EXERCISE — Write out the full listing exactly as given, minus the images.

DATA SUPPLIED —

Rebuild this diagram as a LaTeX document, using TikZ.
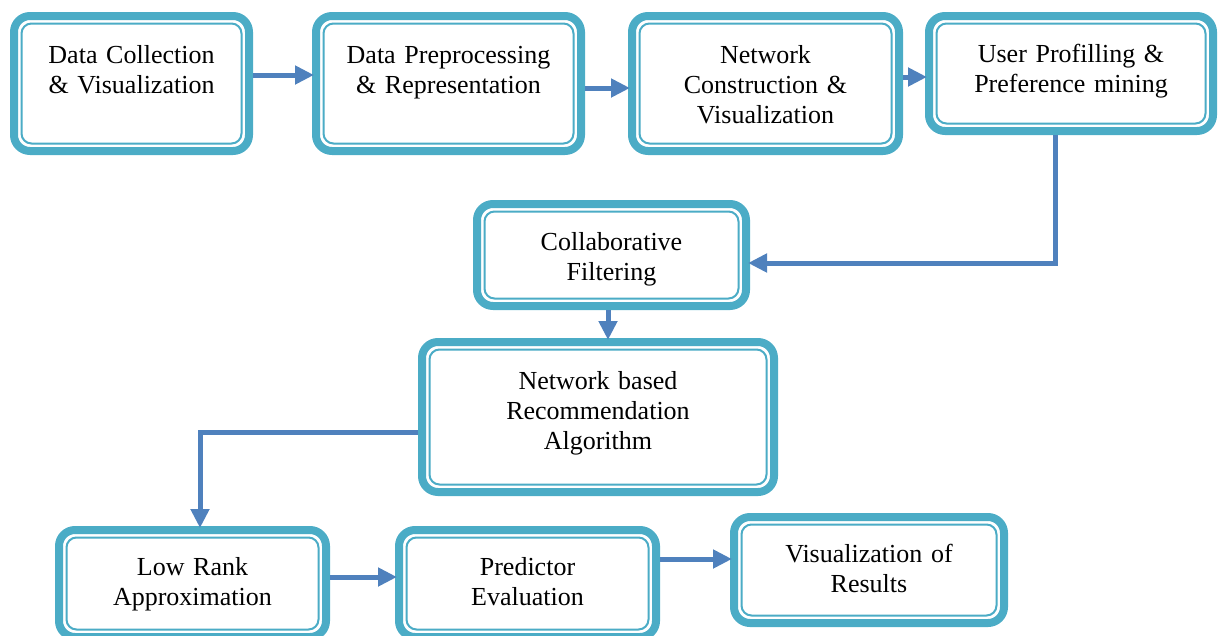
\documentclass[tikz,border=0pt]{standalone}
\usepackage{fontspec}
\setmainfont{Liberation Serif}
\usepackage{tikz}
\usetikzlibrary{arrows.meta}

\definecolor{boxteal}{HTML}{4BACC6}
\definecolor{arrowblue}{HTML}{4F81BD}

\begin{document}
\begin{tikzpicture}[x=1pt, y=-1pt,
  stage/.style={rectangle, draw=boxteal, line width=8pt, rounded corners=16pt, fill=white,
    inner sep=0pt, outer sep=0pt, anchor=north west, align=center,
    font=\fontsize{26}{30}\selectfont},
  innerline/.style={draw=boxteal, line width=2pt, rounded corners=10pt},
  flow/.style={draw=arrowblue, line width=5pt, -{Triangle[length=19pt,width=18pt]},
    shorten <=4pt, shorten >=2pt}]
\useasboundingbox (0,0) rectangle (1219,635);

\node[stage, text width=235pt, text height=47pt, text depth=88pt] (1) at (14,16) {Data Collection\\ \& Visualization};
\node[stage, text width=265pt, text height=47pt, text depth=88pt] (2) at (316,16) {Data Preprocessing\\ \& Representation};
\node[stage, text width=267pt, text height=47pt, text depth=88pt] (3) at (632,16) {Network\\ Construction \&\\ Visualization};
\node[stage, text width=284pt, text height=46pt, text depth=69pt] (4) at (929,16) {User Profilling \&\\ Preference mining};
\node[stage, text width=269pt, text height=46pt, text depth=56pt] (5) at (477,204) {Collaborative\\ Filtering};
\node[stage, text width=352pt, text height=47pt, text depth=103pt] (6) at (422,342) {Network based\\ Recommendation\\ Algorithm};
\node[stage, text width=267pt, text height=45pt, text depth=62pt] (7) at (59,530) {Low Rank\\ Approximation};
\node[stage, text width=257pt, text height=45pt, text depth=62pt] (8) at (399,530) {Predictor\\ Evaluation};
\node[stage, text width=270pt, text height=45pt, text depth=61pt] (9) at (734,517) {Visualization of\\ Results};

% thin inner border of every box
\foreach \n in {1,...,9}
  \draw[innerline] ([shift={(7.5,7.5)}]\n.north west) rectangle ([shift={(-7.5,-7.5)}]\n.south east);

\draw[flow] ([yshift=8.5pt]1.east) -- ([yshift=8.5pt]2.west);
\draw[flow] ([yshift=-4.5pt]2.east) -- ([yshift=-4.5pt]3.west);
\draw[flow] ([yshift=6.5pt]3.east) -- ([yshift=-3.5pt]4.west);
\draw[flow] ([xshift=-16pt]4.south) |- ([yshift=-8pt]5.east);
\draw[flow] ([xshift=-3.5pt]5.south) -- ([xshift=10pt]6.north);
\draw[flow] ([yshift=-15pt]6.west) -| ([xshift=7.5pt]7.north);
\draw[flow] ([yshift=6.5pt]7.east) -- ([yshift=6.5pt]8.west);
\draw[flow] ([yshift=24.5pt]8.east) -- ([yshift=11pt]9.west);
\end{tikzpicture}
\end{document}
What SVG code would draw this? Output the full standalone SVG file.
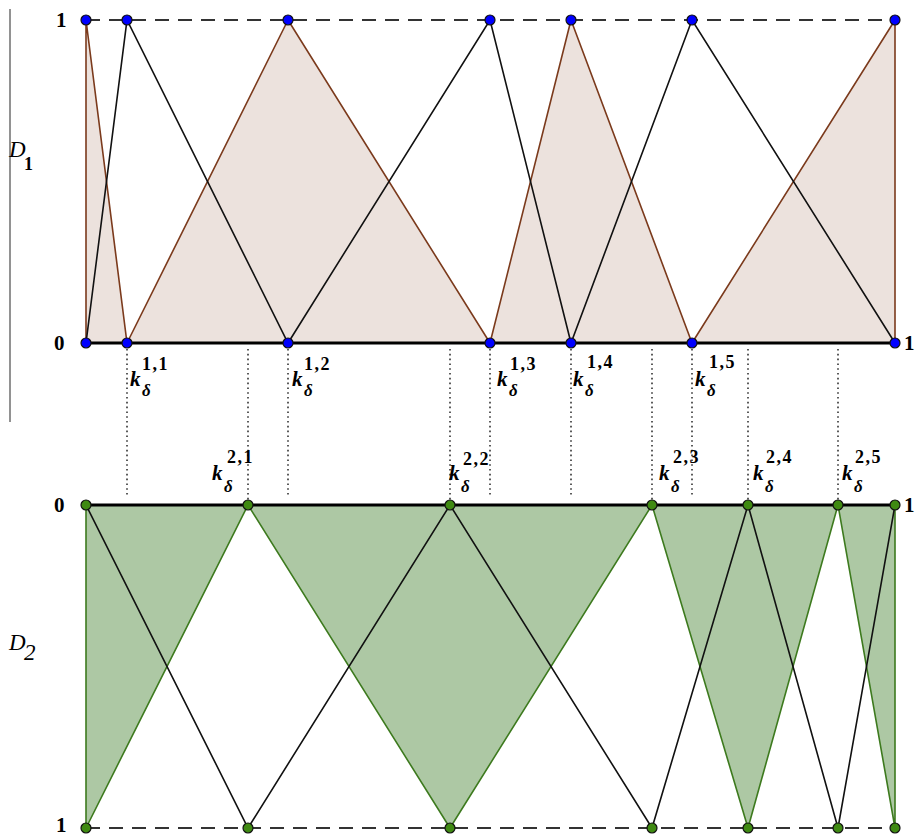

ANSWER TO THIS TASK —
Rebuild this diagram as a LaTeX document, using TikZ.
\documentclass[tikz,border=0pt]{standalone}
\usepackage{fontspec}
\setmainfont{Liberation Serif}
\usepackage{tikz}
\usetikzlibrary{arrows.meta}

\definecolor{boxteal}{HTML}{4BACC6}
\definecolor{arrowblue}{HTML}{4F81BD}

\begin{document}
\begin{tikzpicture}[x=1pt, y=-1pt,
  stage/.style={rectangle, draw=boxteal, line width=8pt, rounded corners=16pt, fill=white,
    inner sep=0pt, outer sep=0pt, anchor=north west, align=center,
    font=\fontsize{26}{30}\selectfont},
  innerline/.style={draw=boxteal, line width=2pt, rounded corners=10pt},
  flow/.style={draw=arrowblue, line width=5pt, -{Triangle[length=19pt,width=18pt]},
    shorten <=4pt, shorten >=2pt}]
\useasboundingbox (0,0) rectangle (1219,635);

\node[stage, text width=235pt, text height=47pt, text depth=88pt] (1) at (14,16) {Data Collection\\ \& Visualization};
\node[stage, text width=265pt, text height=47pt, text depth=88pt] (2) at (316,16) {Data Preprocessing\\ \& Representation};
\node[stage, text width=267pt, text height=47pt, text depth=88pt] (3) at (632,16) {Network\\ Construction \&\\ Visualization};
\node[stage, text width=284pt, text height=46pt, text depth=69pt] (4) at (929,16) {User Profilling \&\\ Preference mining};
\node[stage, text width=269pt, text height=46pt, text depth=56pt] (5) at (477,204) {Collaborative\\ Filtering};
\node[stage, text width=352pt, text height=47pt, text depth=103pt] (6) at (422,342) {Network based\\ Recommendation\\ Algorithm};
\node[stage, text width=267pt, text height=45pt, text depth=62pt] (7) at (59,530) {Low Rank\\ Approximation};
\node[stage, text width=257pt, text height=45pt, text depth=62pt] (8) at (399,530) {Predictor\\ Evaluation};
\node[stage, text width=270pt, text height=45pt, text depth=61pt] (9) at (734,517) {Visualization of\\ Results};

% thin inner border of every box
\foreach \n in {1,...,9}
  \draw[innerline] ([shift={(7.5,7.5)}]\n.north west) rectangle ([shift={(-7.5,-7.5)}]\n.south east);

\draw[flow] ([yshift=8.5pt]1.east) -- ([yshift=8.5pt]2.west);
\draw[flow] ([yshift=-4.5pt]2.east) -- ([yshift=-4.5pt]3.west);
\draw[flow] ([yshift=6.5pt]3.east) -- ([yshift=-3.5pt]4.west);
\draw[flow] ([xshift=-16pt]4.south) |- ([yshift=-8pt]5.east);
\draw[flow] ([xshift=-3.5pt]5.south) -- ([xshift=10pt]6.north);
\draw[flow] ([yshift=-15pt]6.west) -| ([xshift=7.5pt]7.north);
\draw[flow] ([yshift=6.5pt]7.east) -- ([yshift=6.5pt]8.west);
\draw[flow] ([yshift=24.5pt]8.east) -- ([yshift=11pt]9.west);
\end{tikzpicture}
\end{document}
What SVG code would draw this? Output the full standalone SVG file.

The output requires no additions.